Improving Sequential Recommendations with LLMs
Artun Boz, Wouter Zorgdrager, Zoe Kotti, Jesse Harte, Panos Louridas, Dietmar Jannach, Vassilios Karakoidas, Marios Fragkoulis
TL;DR
This work investigates how Large Language Models (LLMs) can enhance sequential recommendations by proposing three orthogonal approaches: semantic item embeddings via LLMs (LLMSeqSim), prompt-based fine-tuning of LLMs for next-item generation/ranking (LLMSeqPrompt), and LLM-enhanced sequential models that inject LLM-derived item representations (LLM2Sequential), plus hybrids. Across three datasets (Amazon Beauty, Delivery Hero, Steam), the study shows substantial accuracy gains when incorporating LLM embeddings into existing sequential models, with LLM2Sequential variants often achieving the largest improvements in NDCG@20 and notable boosts in catalog coverage and serendipity.

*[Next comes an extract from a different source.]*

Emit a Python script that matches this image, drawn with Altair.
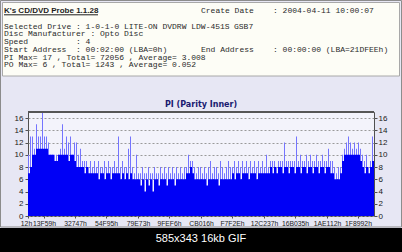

Fine-tuning LLMs (GPT and PaLM) yields strong performance gains across several tasks, with GPT generally outperforming PaLM in the reported setups and reducing hallucinations. The results highlight the practical value of leveraging semantic knowledge from LLMs to enhance sequential recommendations and provide a comprehensive, reproducible evaluation of multiple LLM-based strategies and hybrids for real-world deployment.
Abstract
The sequential recommendation problem has attracted considerable research attention in the past few years, leading to the rise of numerous recommendation models. In this work, we explore how Large Language Models (LLMs), which are nowadays introducing disruptive effects in many AI-based applications, can be used to build or improve sequential recommendation approaches. Specifically, we design three orthogonal approaches and hybrids of those to leverage the power of LLMs in different ways. In addition, we investigate the potential of each approach by focusing on its comprising technical aspects and determining an array of alternative choices for each one. We conduct extensive experiments on three datasets and explore a large variety of configurations, including different language models and baseline recommendation models, to obtain a comprehensive picture of the performance of each approach. Among other observations, we highlight that initializing state-of-the-art sequential recommendation models such as BERT4Rec or SASRec with embeddings obtained from an LLM can lead to substantial performance gains in terms of accuracy. Furthermore, we find that fine-tuning an LLM for recommendation tasks enables it to learn not only the tasks, but also concepts of a domain to some extent. We also show that fine-tuning OpenAI GPT leads to considerably better performance than fine-tuning Google PaLM 2. Overall, our extensive experiments indicate a huge potential value of leveraging LLMs in future recommendation approaches. We publicly share the code and data of our experiments to ensure reproducibility.